杉並区指定の有形文化財ですが、今は残念ながら塀越しに垣間見るだけです。
◆井草遺跡
杉並区上井草一帯には縄文時代草創期(約9,000年前)の遺跡が広がっており、井草遺跡もその一つで、穀櫃の近くに説明板があります。昭和15年の発掘調査で出土した土器は「井草式」と言われ、日本最古の縄文土器の一つとして知られているそうです。
◆切通し公園
井草川の源流とされる斜面に作られた小さな公園で、かっては斜面の到る所から水が湧き、その流れが井草川の谷を刻み、いわば自然の凝り通し地形となっていたそうです。法令で埋め立てられ、その地形は失われましたが、かっての面影を偲んで「切通し公園」と命名されたそうです。小さい公園ですがベンチもあり、昼食場所とする予定です。 
◆井草八幡宮
青梅街道、早稲田通り沿いにある都内で有数の広大な社叢を誇る神社です。
当初は春日神を祀っていましたが、源頼朝が奥州討伐の折に立ち寄り戦勝祈願をして以来、八幡大神を祀るようになったと言われています。
頼朝宿営時、飲用水を求め自らも弓筈で各所を掘りましたが、折からの干ばつで水の出が遅かったことより、当地は遅野井(おそのい)と呼ばれ、当社も明治初期までは遅野井八幡宮と呼ばれていました。太田道灌が石神井城豊島氏を攻めるに当り戦勝祈願をしたとも伝えられ、徳川家光は社殿を造営させ朱印領六石を寄進しています。
境内には源頼朝が奥州平定後に手植えしたと伝えられる松があり、都の天然記念物でしたが、昭和48年に枯れてしまい、現在は2代目の松が植えられています。
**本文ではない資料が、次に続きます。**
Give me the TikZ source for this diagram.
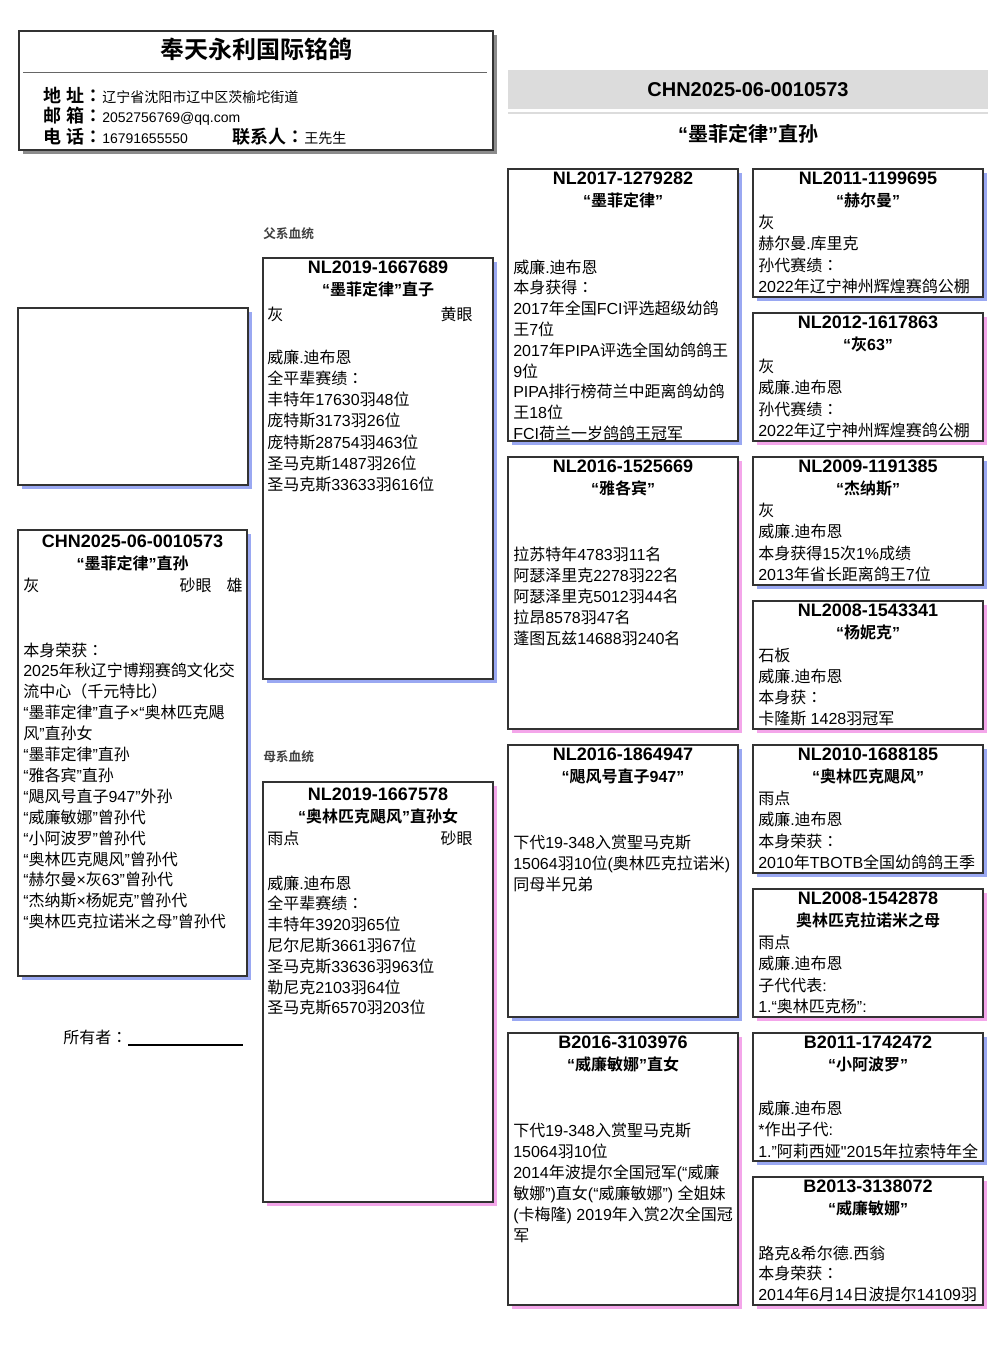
\documentclass[tikz,border=0pt]{standalone}
\usepackage{fontspec}
\setmainfont{Liberation Sans}
\newfontfamily\latinfont{Liberation Sans}
\newfontfamily\cjkfont[BoldFont={Noto Sans CJK SC Bold}]{Noto Sans CJK SC}
\newfontfamily\cjkcolfont[BoldFont={Noto Sans CJK TC Bold}]{Noto Sans CJK TC}
\XeTeXinterchartokenstate=1
\chardef\CJKcls=10
\chardef\COLcls=11
\makeatletter
\newcount\cjk@c
\newcommand\cjkrange[2]{\cjk@c=#1\relax\loop\XeTeXcharclass\cjk@c=\CJKcls\relax\ifnum\cjk@c<#2\relax\advance\cjk@c by 1\relax\repeat}
\makeatother
\cjkrange{"3000}{"303F}
\cjkrange{"3400}{"4DBF}
\cjkrange{"4E00}{"9FFF}
\cjkrange{"FF00}{"FFEF}
\XeTeXcharclass"FF1A=\COLcls
\XeTeXinterchartoks 0 \CJKcls = {\cjkfont}
\XeTeXinterchartoks 1 \CJKcls = {\cjkfont}
\XeTeXinterchartoks 2 \CJKcls = {\cjkfont}
\XeTeXinterchartoks 3 \CJKcls = {\cjkfont}
\XeTeXinterchartoks 4095 \CJKcls = {\cjkfont}
\XeTeXinterchartoks \COLcls \CJKcls = {\cjkfont}
\XeTeXinterchartoks \CJKcls 0 = {\latinfont}
\XeTeXinterchartoks \CJKcls 1 = {\latinfont}
\XeTeXinterchartoks \CJKcls 2 = {\latinfont}
\XeTeXinterchartoks \CJKcls 3 = {\latinfont}
\XeTeXinterchartoks \CJKcls 4095 = {\latinfont}
\XeTeXinterchartoks \CJKcls \COLcls = {\cjkcolfont}
\XeTeXinterchartoks 0 \COLcls = {\cjkcolfont}
\XeTeXinterchartoks 4095 \COLcls = {\cjkcolfont}
\XeTeXinterchartoks \COLcls 0 = {\latinfont}
\XeTeXinterchartoks \COLcls 4095 = {\latinfont}
\definecolor{shblue}{HTML}{9AA8F2}
\definecolor{shpink}{HTML}{F4A6EA}
\definecolor{bandgray}{HTML}{DCDCDC}
\tikzset{
  boxst/.style={draw=black!80, line width=1pt, fill=white, inner sep=0pt, outer sep=0pt},
  ttl/.style={font=\bfseries\fontsize{13.5}{16}\selectfont, inner sep=0pt},
  nm/.style={font=\bfseries\fontsize{12}{14}\selectfont, inner sep=0pt},
  bodyt/.style={font=\fontsize{12}{14}\selectfont, inner sep=0pt, anchor=base west},
  bodyr/.style={font=\fontsize{12}{14}\selectfont, inner sep=0pt, anchor=base east},
  lab/.style={font=\bfseries\fontsize{13.5}{16}\selectfont, inner sep=0pt, anchor=base west},
  val/.style={font=\fontsize{10.5}{12}\selectfont, inner sep=0pt, anchor=base west},
  sect/.style={font=\bfseries\fontsize{9.5}{11}\selectfont, text=black!75, inner sep=0pt, anchor=base west},
}
% name, x, y, w, h, shadow, id, name text, offset
\newcommand\pbox[9]{%
  \fill[#6] (#2+4,#3+4) rectangle (#2+#4+4,#3+#5+4);
  \node[boxst, minimum width=#4*0.75pt, minimum height=#5*0.75pt, anchor=north west] (#1) at (#2,#3) {};
  \node[ttl, anchor=base] (#1-id) at (#2+#4/2,#3+15.5+#9) {#7};
  \node[nm, anchor=base] (#1-nm) at (#2+#4/2,#3+37+#9) {#8};
}
% name, x, first baseline, pitch, list
\newcommand\plines[5]{%
  \foreach \t [count=\i from 0] in {#5} {\node[bodyt, name=#1-l\i] at (#2,#3+\i*#4) {\t};}
}
\begin{document}
\begin{tikzpicture}[x=0.75pt, y=-0.75pt]
\useasboundingbox (0,0) rectangle (1006,1366);
% header
\fill[black!45] (23,35) rectangle (497,154);
\node[boxst, minimum width=474*0.75pt, minimum height=119*0.75pt, anchor=north west] (hdr) at (19,31) {};
\node[font=\bfseries\fontsize{18}{20}\selectfont, inner sep=0pt, anchor=base] (htitle) at (256,59) {奉天永利国际铭鸽};
\draw[black!60, line width=0.75pt] (23,73) -- (487,73);
\node[lab] (l1) at (43,103) {地 址：};
\node[val] (v1) at (102,103) {辽宁省沈阳市辽中区茨榆坨街道};
\node[lab] (l2) at (43,123) {邮 箱：};
\node[val] (v2) at (102,123) {2052756769@qq.com};
\node[lab] (l3) at (43,144) {电 话：};
\node[val] (v3) at (102,144) {16791655550};
\node[lab] (l4) at (232,144) {联系人：};
\node[val] (v4) at (304,144) {王先生};
% band
\node[fill=bandgray, inner sep=0pt, outer sep=0pt, minimum width=480*0.75pt, minimum height=39*0.75pt, anchor=north west] (band) at (508,70) {};
\fill[bandgray] (508,112) rectangle (988,114);
\node[font=\bfseries\fontsize{15}{17}\selectfont, inner sep=0pt, anchor=base] (bandid) at (748,96.5) {CHN2025-06-0010573};
\node[font=\bfseries\fontsize{15}{17}\selectfont, inner sep=0pt, anchor=base] (bandnm) at (748,142) {“墨菲定律”直孙};
% section labels
\node[sect] (fsec) at (263,238) {父系血统};
\node[sect] (msec) at (263,761) {母系血统};
% photo
\fill[shblue] (22,312) rectangle (252,489);
\node[boxst, minimum width=230*0.75pt, minimum height=177*0.75pt, anchor=north west] (photo) at (18,308) {};
% main box
\pbox{main}{18}{530}{229}{446}{shblue}{CHN2025-06-0010573}{“墨菲定律”直孙}{2}
\node[bodyt] (main-c) at (23,591) {灰};
\node[bodyr] (main-e) at (212,591) {砂眼};
\node[bodyr] (main-s) at (243,591) {雄};
\plines{main}{23}{656}{20.9}{本身荣获：,2025年秋辽宁博翔赛鸽文化交,流中心（千元特比）,“墨菲定律”直子×“奥林匹克飓,风”直孙女,“墨菲定律”直孙,“雅各宾”直孙,“飓风号直子947”外孙,“威廉敏娜”曾孙代,“小阿波罗”曾孙代,“奥林匹克飓风”曾孙代,“赫尔曼×灰63”曾孙代,“杰纳斯×杨妮克”曾孙代,“奥林匹克拉诺米之母”曾孙代}
% owner
\node[bodyt] (owner) at (63,1043) {所有者：};
\draw[line width=0.8pt] (128,1045) -- (243,1045);
% father
\pbox{fa}{263}{258}{230}{421}{shblue}{NL2019-1667689}{“墨菲定律”直子}{0}
\node[bodyt] (fa-c) at (267,320) {灰};
\node[bodyr] (fa-e) at (473,320) {黄眼};
\plines{fa}{267}{363}{21.3}{威廉.迪布恩,全平辈赛绩：,丰特年17630羽48位,庞特斯3173羽26位,庞特斯28754羽463位,圣马克斯1487羽26位,圣马克斯33633羽616位}
% mother
\pbox{mo}{263}{782}{230}{420}{shpink}{NL2019-1667578}{“奥林匹克飓风”直孙女}{3}
\node[bodyt] (mo-c) at (267,844) {雨点};
\node[bodyr] (mo-e) at (473,844) {砂眼};
\plines{mo}{267}{889}{20.8}{威廉.迪布恩,全平辈赛绩：,丰特年3920羽65位,尼尔尼斯3661羽67位,圣马克斯33636羽963位,勒尼克2103羽64位,圣马克斯6570羽203位}
% column 3
\pbox{ga}{508}{169}{230}{272}{shblue}{NL2017-1279282}{“墨菲定律”}{0}
\begin{scope}
\clip (508,169) rectangle (738,440.5);
\plines{ga}{513}{273}{20.8}{威廉.迪布恩,本身获得：,2017年全国FCI评选超级幼鸽,王7位,2017年PIPA评选全国幼鸽鸽王,9位,PIPA排行榜荷兰中距离鸽幼鸽,王18位,FCI荷兰一岁鸽鸽王冠军}
\end{scope}
\pbox{gb}{508}{457}{230}{272}{shpink}{NL2016-1525669}{“雅各宾”}{0}
\plines{gb}{513}{560}{21}{拉苏特年4783羽11名,阿瑟泽里克2278羽22名,阿瑟泽里克5012羽44名,拉昂8578羽47名,蓬图瓦兹14688羽240名}
\pbox{gc}{508}{745}{230}{272}{shblue}{NL2016-1864947}{“飓风号直子947”}{0}
\plines{gc}{513}{848}{21}{下代19-348入赏聖马克斯,{15064羽10位(奥林匹克拉诺米)},同母半兄弟}
\pbox{gd}{508}{1033}{230}{272}{shpink}{B2016-3103976}{“威廉敏娜”直女}{0}
\plines{gd}{513}{1136}{21}{下代19-348入赏聖马克斯,15064羽10位,{2014年波提尔全国冠军(“威廉},{敏娜”)直女(“威廉敏娜”) 全姐妹},{(卡梅隆) 2019年入赏2次全国冠},军}
% column 4
\pbox{h1}{753}{169}{230}{128}{shblue}{NL2011-1199695}{“赫尔曼”}{0}
\plines{h1}{758}{228}{21.5}{灰,赫尔曼.库里克,孙代赛绩：,2022年辽宁神州辉煌赛鸽公棚}
\pbox{h2}{753}{313}{230}{128}{shpink}{NL2012-1617863}{“灰63”}{0}
\plines{h2}{758}{372}{21.5}{灰,威廉.迪布恩,孙代赛绩：,2022年辽宁神州辉煌赛鸽公棚}
\pbox{h3}{753}{457}{230}{128}{shblue}{NL2009-1191385}{“杰纳斯”}{0}
\plines{h3}{758}{516}{21.5}{灰,威廉.迪布恩,本身获得15次1\%成绩,2013年省长距离鸽王7位}
\pbox{h4}{753}{601}{230}{128}{shpink}{NL2008-1543341}{“杨妮克”}{0}
\plines{h4}{758}{661}{21.2}{石板,威廉.迪布恩,本身获：,卡隆斯 1428羽冠军}
\pbox{h5}{753}{745}{230}{128}{shblue}{NL2010-1688185}{“奥林匹克飓风”}{0}
\plines{h5}{758}{804}{21.5}{雨点,威廉.迪布恩,本身荣获：,2010年TBOTB全国幼鸽鸽王季}
\pbox{h6}{753}{889}{230}{128}{shpink}{NL2008-1542878}{奥林匹克拉诺米之母}{0}
\plines{h6}{758}{948}{21.5}{雨点,威廉.迪布恩,子代代表:,1.“奥林匹克杨”:}
\pbox{h7}{753}{1033}{230}{128}{shblue}{B2011-1742472}{“小阿波罗”}{0}
\plines{h7}{758}{1114}{21.5}{威廉.迪布恩,*作出子代:,1."阿莉西娅"2015年拉索特年全}
\pbox{h8}{753}{1177}{230}{128}{shpink}{B2013-3138072}{“威廉敏娜”}{0}
\plines{h8}{758}{1259}{20.8}{路克\&希尔德.西翁,本身荣获：,2014年6月14日波提尔14109羽}
\end{tikzpicture}
\end{document}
八幡宮では5年毎に、鎌倉の昔を偲ぶ流鏑馬神事が行われており、前回は2016年10月に行われました。
八幡宮には、大鳥居があり流鏑馬神事の馬場となる東参道と、大灯篭がある北側参道がありますが、今回は北側から入ります。
◆善福寺公園
善福寺池を中心とした公園で、善福寺川の水源にもなっている池の水は、かっては神田上水の補助水源として利用されるほど澄んでいました。湧水量も多く、井之頭池、三宝寺池と並び武蔵野三大湧水池として知られていました。
池は上の池と下の池に分かれ、両方で78,600㎡の公園の約半分を占めています。
上の池はボート場もある広々とした明るい池です。下の池は半分近くが葦などの水生植物で覆われていますが、ピンク系睡蓮が群生しています。
                                  担当: 2班
写真提供:大河原功氏
◆千川上水忌要の碑
時代と共に昔の良き面影が消えてゆくのが寂しい。
元禄9年といえば三富新田が開拓された年。黙って通り過ぎることができなかった。